What you are asked to do: Within the material below, transcribe exactly the lines from the one holding "The picture is" through the one holding "from matplotlib.colors import ListedColormap", keeping both ends and skipping the rest.

Provided data:
****************

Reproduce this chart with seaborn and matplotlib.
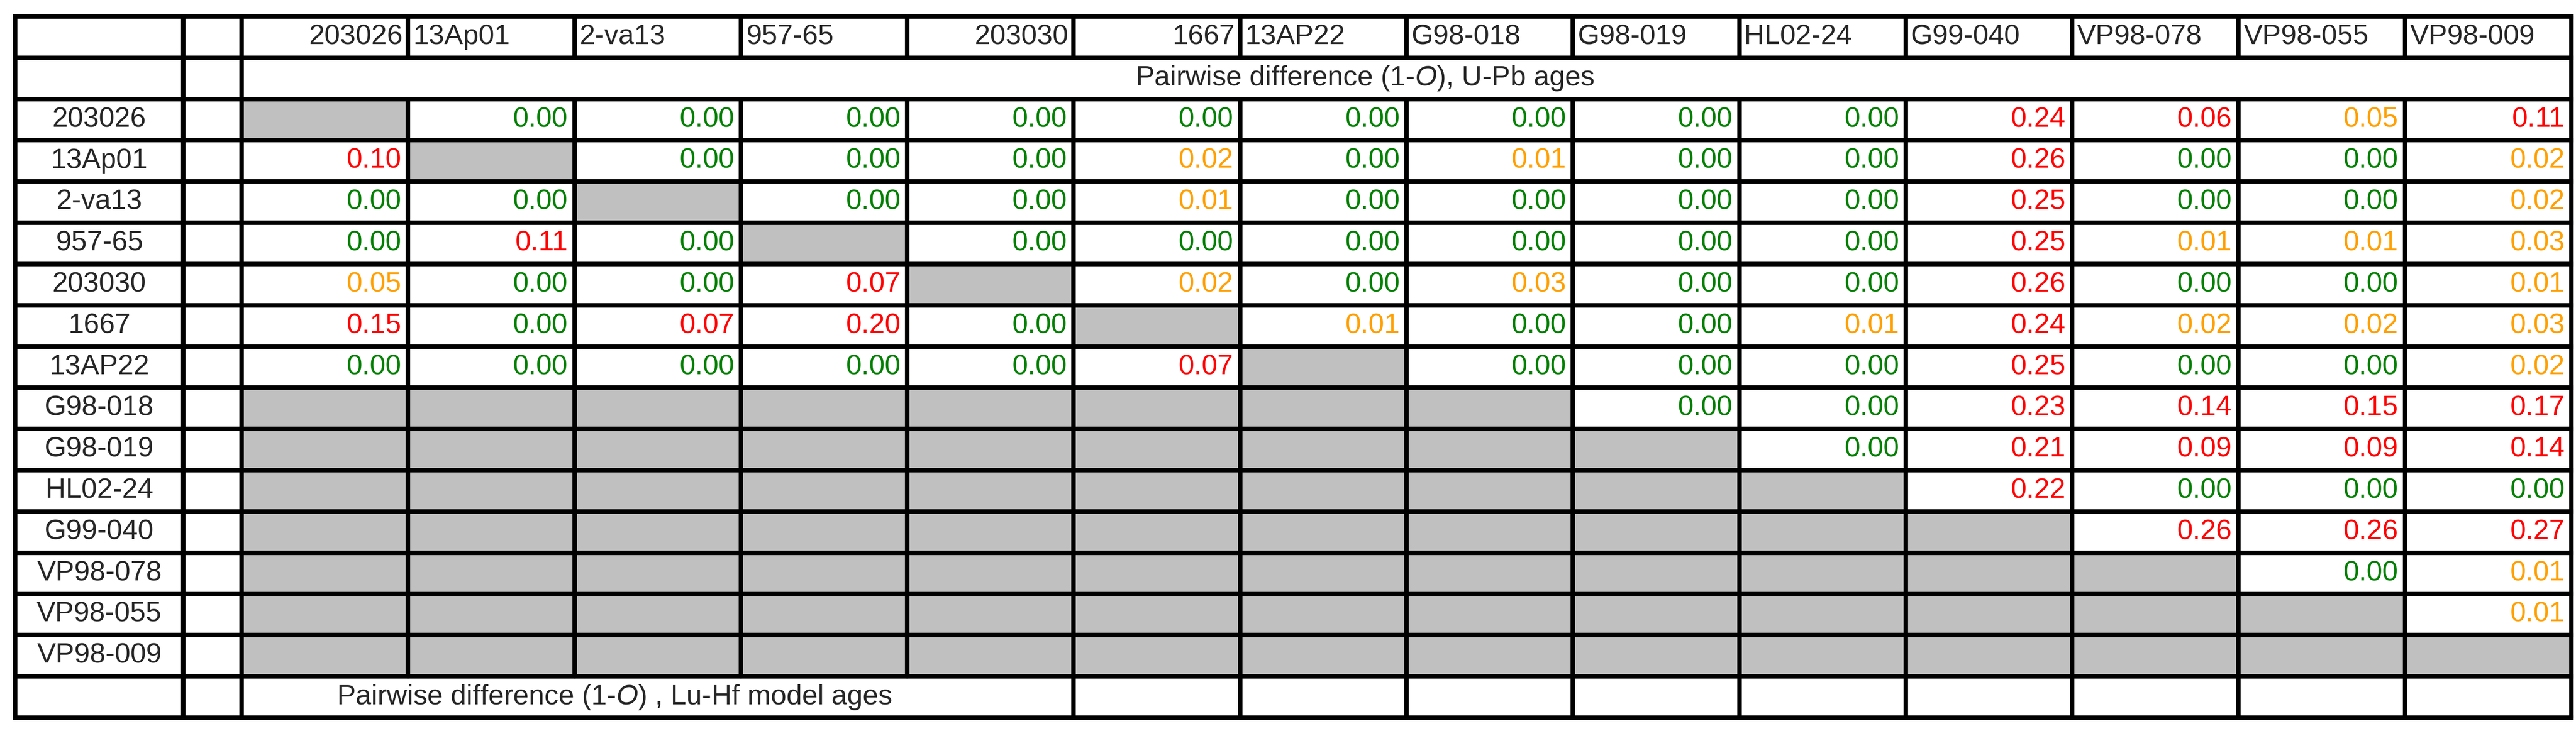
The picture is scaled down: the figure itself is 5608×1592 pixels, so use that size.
import numpy as np
import matplotlib
matplotlib.use("Agg")
import matplotlib.pyplot as plt
import seaborn as sns
from matplotlib.colors import ListedColormap

sns.set_theme(style="white")
plt.rcParams['font.family'] = ['Liberation Sans', 'DejaVu Sans']
plt.rcParams['mathtext.fontset'] = 'custom'
plt.rcParams['mathtext.it'] = 'Liberation Sans:italic'
plt.rcParams['mathtext.rm'] = 'Liberation Sans'

samples = ["203026", "13Ap01", "2-va13", "957-65", "203030", "1667", "13AP22",
           "G98-018", "G98-019", "HL02-24", "G99-040", "VP98-078", "VP98-055", "VP98-009"]
numeric_header = [True, False, False, False, True, True, False,
                  False, False, False, False, False, False, False]
N = np.nan
values = [
    [N, 0.00, 0.00, 0.00, 0.00, 0.00, 0.00, 0.00, 0.00, 0.00, 0.24, 0.06, 0.05, 0.11],
    [0.10, N, 0.00, 0.00, 0.00, 0.02, 0.00, 0.01, 0.00, 0.00, 0.26, 0.00, 0.00, 0.02],
    [0.00, 0.00, N, 0.00, 0.00, 0.01, 0.00, 0.00, 0.00, 0.00, 0.25, 0.00, 0.00, 0.02],
    [0.00, 0.11, 0.00, N, 0.00, 0.00, 0.00, 0.00, 0.00, 0.00, 0.25, 0.01, 0.01, 0.03],
    [0.05, 0.00, 0.00, 0.07, N, 0.02, 0.00, 0.03, 0.00, 0.00, 0.26, 0.00, 0.00, 0.01],
    [0.15, 0.00, 0.07, 0.20, 0.00, N, 0.01, 0.00, 0.00, 0.01, 0.24, 0.02, 0.02, 0.03],
    [0.00, 0.00, 0.00, 0.00, 0.00, 0.07, N, 0.00, 0.00, 0.00, 0.25, 0.00, 0.00, 0.02],
    [N, N, N, N, N, N, N, N, 0.00, 0.00, 0.23, 0.14, 0.15, 0.17],
    [N, N, N, N, N, N, N, N, N, 0.00, 0.21, 0.09, 0.09, 0.14],
    [N, N, N, N, N, N, N, N, N, N, 0.22, 0.00, 0.00, 0.00],
    [N, N, N, N, N, N, N, N, N, N, N, 0.26, 0.26, 0.27],
    [N, N, N, N, N, N, N, N, N, N, N, N, 0.00, 0.01],
    [N, N, N, N, N, N, N, N, N, N, N, N, N, 0.01],
    [N, N, N, N, N, N, N, N, N, N, N, N, N, N],
]
title_upb = "Pairwise difference ($\\mathit{1}$-$\\mathit{O}$), U-Pb ages"
title_luhf = "Pairwise difference ($\\mathit{1}$-$\\mathit{O}$) , Lu-Hf model ages"

def colour(v):
    if v == 0:
        return "#008000"
    if v <= 0.05:
        return "#ffa000"
    return "#ff0000"

W, H = 5608, 1592
fig = plt.figure(figsize=(W / 100, H / 100), dpi=100)
x0, x1 = 526, 5598
y0, y1 = 36, 1563
ax = fig.add_axes([x0 / W, 1 - y1 / H, (x1 - x0) / W, (y1 - y0) / H])

n = len(samples)
vals = np.array(values, dtype=float)
grid = np.full((n + 3, n), np.nan)
grid[2:2 + n][np.isnan(vals)] = 1.0
mask = np.isnan(grid)
sns.heatmap(grid, mask=mask, cmap=ListedColormap(["#c0c0c0"]), cbar=False,
            xticklabels=False, yticklabels=False, ax=ax, linewidths=0)
ax.set_xlim(-1.36, n)
ax.set_ylim(n + 3, 0)
ax.set_position([(x0 - 1.36 * (x1 - x0) / n) / W, 1 - y1 / H,
                 (x1 - x0 + 1.36 * (x1 - x0) / n) / W, (y1 - y0) / H])
ax.axis("off")

fs = 44
lw = 7
cl, cb = -1.36, -0.35
rows_total = n + 3
for r in range(rows_total + 1):
    ax.plot([cl, n], [r, r], color="black", lw=lw, solid_capstyle="projecting", clip_on=False)
for r in range(rows_total):
    xs = [cl, cb, 0, n]
    if r == 0 or 2 <= r < 2 + n:
        xs += list(range(1, n))
    elif r == rows_total - 1:
        xs += list(range(5, n))
    for x in xs:
        ax.plot([x, x], [r, r + 1], color="black", lw=lw, clip_on=False)

for j, s in enumerate(samples):
    if numeric_header[j]:
        ax.text(j + 0.97, 0.5, s, ha="right", va="center", fontsize=fs)
    else:
        ax.text(j + 0.03, 0.5, s, ha="left", va="center", fontsize=fs)
ax.text(6.75, 1.5, title_upb, ha="center", va="center", fontsize=fs)
ax.text(0.57, rows_total - 0.5, title_luhf, ha="left", va="center", fontsize=fs)

for i, s in enumerate(samples):
    ax.text((cl + cb) / 2, i + 2.5, s, ha="center", va="center", fontsize=fs)
    for j in range(n):
        v = vals[i, j]
        if not np.isnan(v):
            ax.text(j + 0.96, i + 2.5, f"{v:.2f}", ha="right", va="center",
                    fontsize=fs, color=colour(v))

fig.savefig("out.png", dpi=100, facecolor="white")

****************

Solution to this problem:
The picture is scaled down: the figure itself is 5608×1592 pixels, so use that size.
import numpy as np
import matplotlib
matplotlib.use("Agg")
import matplotlib.pyplot as plt
import seaborn as sns
from matplotlib.colors import ListedColormap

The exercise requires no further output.